Sunday, September 13, 2009

Message from Cyndie

My love has finally been laid to rest today about 1/2 mile outside of Newport Harbor. I feel that it was the place he would have wanted to be. It was so hard to say goodbye, but I had all of our wonderful family & friends by my side, and many others there in spirit. It was a beautiful send-off. Aloha, Joey ... you will ALWAYS be with us ... we will always love you.

Saturday, September 12, 2009

Message from Cyndie

I am completely exhausted. The service was absolutely perfect. I feel just slightly at peace tonight.

Memorial Service

No words can express the amount of sadness I feel on this day, and nothing can quantify how much I will miss Damien. He was the most loving husband & devoted father that one could ever ask for. He will always be in my heart, and will continue to live on through our beautiful son Colin. Although my heart aches, I want to spend this day celebrating Damien's life. Thank you all for joining me on this journey of honoring the memory of this wonderful man.
Husband, Father, Son, Brother, Friend, Colleague
With Love,
Cyndie Kam

Friday, September 11, 2009

Message from Cyndie

It's been 2 weeks now, and it seems like an eternity. Tomorrow will be the hardest part ...

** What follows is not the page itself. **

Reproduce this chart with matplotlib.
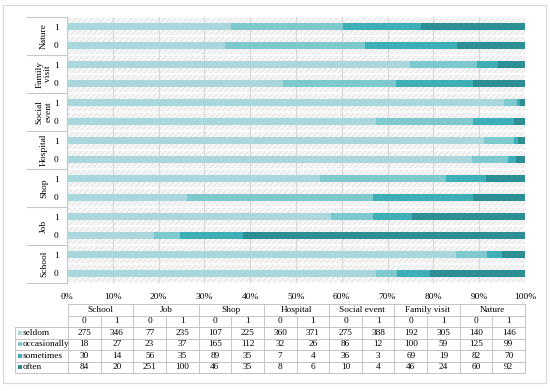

Thursday, September 10, 2009

Memorial Service Update

Hi everyone,
Just a little update on the service ...
The Memorial Service will begin @ 2:30pm, and will probably last about an hour. Everyone is then invited back to the Park Newport Clubhouse for food and drinks.
During the service, there will be a few people speaking about Damien's life. After that, the Reverend will then invite anyone else up to the podium to who wishes to share thoughts and memories about Damien. This will be open to everyone, so if any of you have anything you'd like to share, you will be welcome to do so at that time.

Thanks,
Cyndie

Wednesday, September 9, 2009

College fund for Colin

I have had several inquiries regarding donations to a college fund for Colin. That fund was set up today, and now I just need to figure out how to make it available for people who wish to donate. I'll keep you posted. Thank you so much Judy!!

Cyndie

Monday, September 7, 2009

Message from Cyndie

I had to sort through photos for a slide show at the memorial ... I think it's been the hardest thing I've had to do so far ... looking at all those pics and knowing I don't get to see him again. We really did have a wonderful life together. Now I'm just trying to decompress from all the stress and sadness ...

Friday, September 4, 2009

Message from Cyndie

It's been 1 week, and now I'm doing the replay-every-moment-of-that-day thing in my head ... trying to figure out where it all went wrong ... wondering if there was something else I could have done. This wasn't supposed to happen.